### Exercise description
Quote word for word the lines below, beginning with the first and ending with the one that has "ax.set_xlabel('Akademický rok', fontsize=16, labelpad=28)". Drop the pictures.

### Collected material

[start]

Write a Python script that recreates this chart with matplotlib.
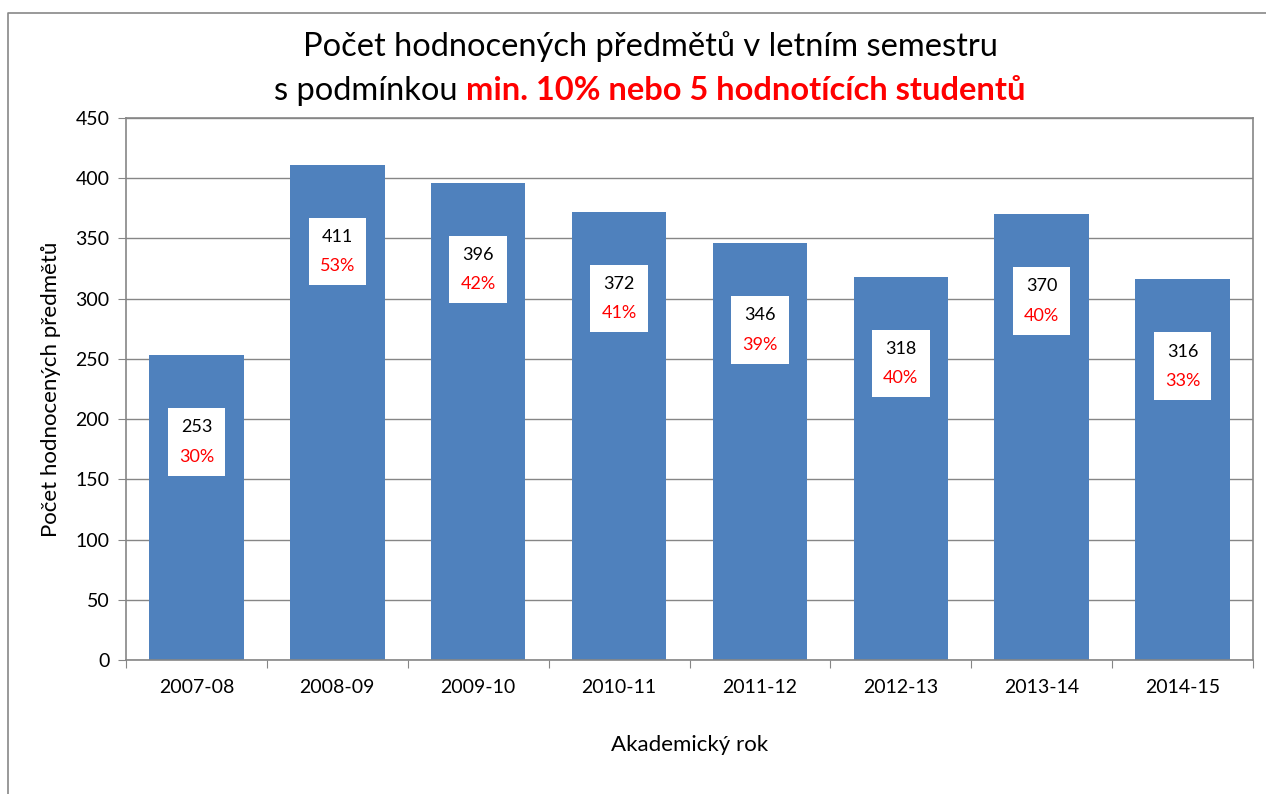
import matplotlib
matplotlib.use('Agg')
import matplotlib.pyplot as plt
from matplotlib.lines import Line2D
from matplotlib.offsetbox import AnnotationBbox, TextArea, VPacker
import numpy as np

years = ['2007-08', '2008-09', '2009-10', '2010-11', '2011-12', '2012-13', '2013-14', '2014-15']
counts = [253, 411, 396, 372, 346, 318, 370, 316]
shares = [30, 53, 42, 41, 39, 40, 40, 33]

W, H = 1266, 794
plt.rcParams['font.family'] = ['Lato', 'DejaVu Sans']

fig = plt.figure(figsize=(W / 100, H / 100), dpi=100)
ax = fig.add_axes([126 / W, 1 - 660 / H, (1253 - 126) / W, (660 - 118) / H])

grey = '#868686'
x = np.arange(len(years))
ax.bar(x, counts, width=0.67, color='#4F81BD', zorder=2)

ax.set_xlim(-0.5, len(years) - 0.5)
ax.set_ylim(0, 450)
ax.set_yticks(np.arange(0, 451, 50))
ax.yaxis.grid(True, color=grey, lw=1, zorder=0)
ax.set_xticks(np.arange(-0.5, len(years), 1))
ax.set_xticklabels([])
ax.set_xticks(x, minor=True)
ax.set_xticklabels(years, minor=True)
ax.tick_params(axis='x', which='major', length=6, color=grey, direction='out')
ax.tick_params(axis='x', which='minor', length=0, pad=14, labelsize=14)
ax.tick_params(axis='y', length=6, color=grey, direction='out', pad=6, labelsize=14)
for s in ax.spines.values():
    s.set_color(grey)
    s.set_linewidth(1.2)

ax.set_ylabel('Počet hodnocených předmětů', fontsize=16, labelpad=10)
ax.set_xlabel('Akademický rok', fontsize=16, labelpad=28)

# value labels: white box, count in black, share in red
for xi, c, p in zip(x, counts, shares):
    num = TextArea(str(c), textprops=dict(color='black', fontsize=13))
    pct = TextArea('{}%'.format(p), textprops=dict(color='red', fontsize=13))
    pack = VPacker(children=[num, pct], align='center', pad=5, sep=9.5)
    ab = AnnotationBbox(pack, (xi, c - 72), frameon=True, pad=0.1, zorder=4,
                        bboxprops=dict(boxstyle='square', fc='white', ec='none'))
    ax.add_artist(ab)

# title, second line mixes plain black and bold red
xc = 650 / W
fig.text(xc, 1 - 47 / H, 'Počet hodnocených předmětů v letním semestru',
         fontsize=23.5, ha='center', va='center')
y2 = 1 - 91 / H
t1 = fig.text(0, y2, 's podmínkou', fontsize=23.5, ha='left', va='center')
t2 = fig.text(0, y2, 'min. 10% nebo 5 hodnotících studentů', fontsize=23.5,
              fontweight='bold', color='red', ha='left', va='center')
fig.canvas.draw()
r = fig.canvas.get_renderer()
w1 = t1.get_window_extent(r).width
w2 = t2.get_window_extent(r).width
gap = 8
x0 = xc * W - (w1 + gap + w2) / 2
t1.set_x(x0 / W)
t2.set_x((x0 + w1 + gap) / W)

# chart frame (top and left edge visible)
fig.add_artist(Line2D([8 / W, 8 / W, 1], [0, 1 - 13 / H, 1 - 13 / H],
                      transform=fig.transFigure, color='#888888', lw=1.2))

fig.savefig('out.png', dpi=100)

[end]

### Response to this task
Write a Python script that recreates this chart with matplotlib.
import matplotlib
matplotlib.use('Agg')
import matplotlib.pyplot as plt
from matplotlib.lines import Line2D
from matplotlib.offsetbox import AnnotationBbox, TextArea, VPacker
import numpy as np

years = ['2007-08', '2008-09', '2009-10', '2010-11', '2011-12', '2012-13', '2013-14', '2014-15']
counts = [253, 411, 396, 372, 346, 318, 370, 316]
shares = [30, 53, 42, 41, 39, 40, 40, 33]

W, H = 1266, 794
plt.rcParams['font.family'] = ['Lato', 'DejaVu Sans']

fig = plt.figure(figsize=(W / 100, H / 100), dpi=100)
ax = fig.add_axes([126 / W, 1 - 660 / H, (1253 - 126) / W, (660 - 118) / H])

grey = '#868686'
x = np.arange(len(years))
ax.bar(x, counts, width=0.67, color='#4F81BD', zorder=2)

ax.set_xlim(-0.5, len(years) - 0.5)
ax.set_ylim(0, 450)
ax.set_yticks(np.arange(0, 451, 50))
ax.yaxis.grid(True, color=grey, lw=1, zorder=0)
ax.set_xticks(np.arange(-0.5, len(years), 1))
ax.set_xticklabels([])
ax.set_xticks(x, minor=True)
ax.set_xticklabels(years, minor=True)
ax.tick_params(axis='x', which='major', length=6, color=grey, direction='out')
ax.tick_params(axis='x', which='minor', length=0, pad=14, labelsize=14)
ax.tick_params(axis='y', length=6, color=grey, direction='out', pad=6, labelsize=14)
for s in ax.spines.values():
    s.set_color(grey)
    s.set_linewidth(1.2)

ax.set_ylabel('Počet hodnocených předmětů', fontsize=16, labelpad=10)
ax.set_xlabel('Akademický rok', fontsize=16, labelpad=28)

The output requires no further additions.